Stakeholders, Sustainability & Your Organization

The Institute for Sustainable Development and BrownFlynn, a Cleveland-based sustainability consulting firm, joined forces this summer to better understand the intersection between stakeholder engagement and sustainability by surveying organizations on the topic. While research has been done on the topics separately, there has been very little exploration of their interaction. More than 175 organizations – including businesses, nonprofits, and governmental agencies – completed the survey.
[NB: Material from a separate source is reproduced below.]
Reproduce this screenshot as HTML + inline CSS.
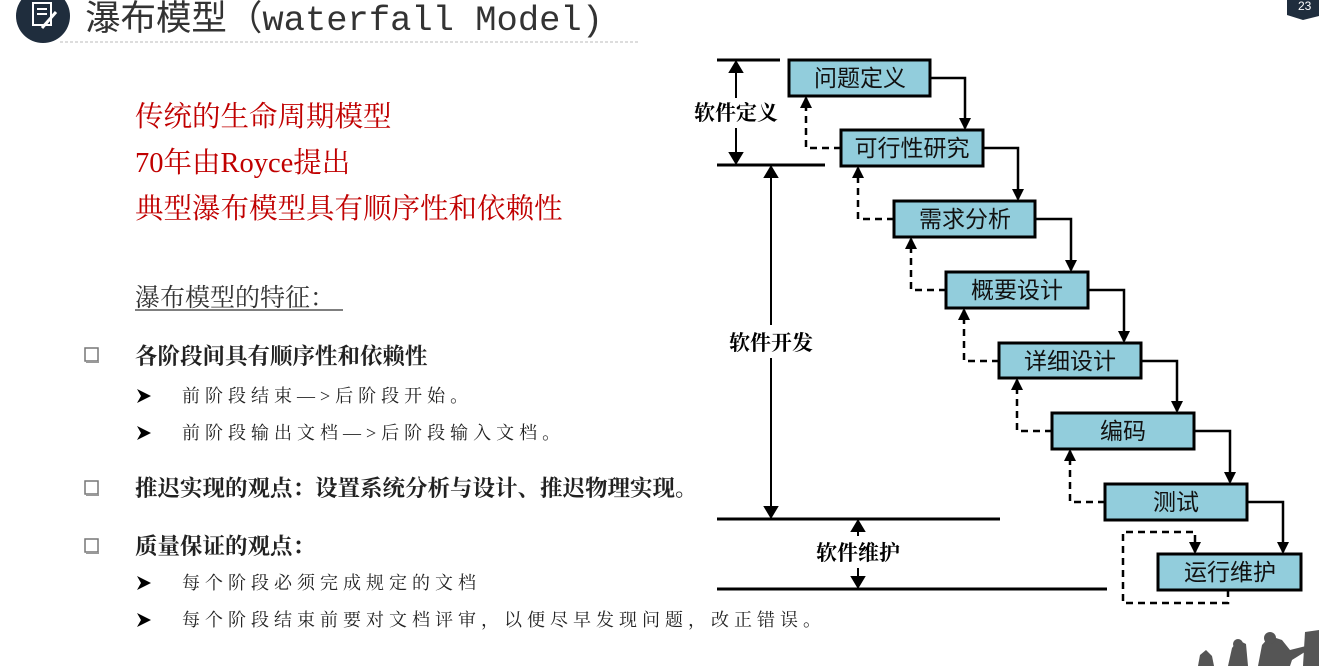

Key findings were that customers and employees are critical to engage when it comes to sustainability efforts, and perhaps surprisingly, that organizations that engage stakeholders more often also had more sustainability measures in place than those engaging stakeholders less often.

Key findings included:

  • the majority of organizations – two-thirds – engage stakeholders on at least a weekly basis
  • key drivers for engaging stakeholders are: 1) to better understand the marketplace, 2) to foster goodwill, 3) to build relationships, and 4) to learn the priorities and needs of stakeholders
  • customers were rated the most important stakeholder group overall (99% considered this group important or very important), followed by employees (95% considered this group important or very important) and then the community (85% considered this group important or very important)
  • when it came to stakeholders rated most important with regard to sustainability specifically, employees were actually rated as more important to engage than customers
  • respondents reported time, human resource capacity, and financial resources as the major barriers to stakeholder engagement
  • respondents reported first a sense of responsibility (79%) followed by the sense that sustainability is good for business (72%), then the desire to increase profits or reduce costs (58%), and finally, the desire to improve the organization’s reputation (54%) as the key motivations for implementing sustainable practices
  • the most common sustainable environmental practices implemented were: energy conservation (87%), waste reduction (85%), and sustainable purchasing practices (67%)
  • the most common sustainable social practices implemented were: community outreach (80%), followed by employee health and wellness programs (71%), and diversity/inclusion practices (69%)

The report includes case studies with Green Plus Certified businesses Chapel Hill Tire and Lube Stop.  Formally communicating with diverse stakeholders requires some effort, but can pay dividends in a strategy more aligned with with the interests of those most important to one’s organization.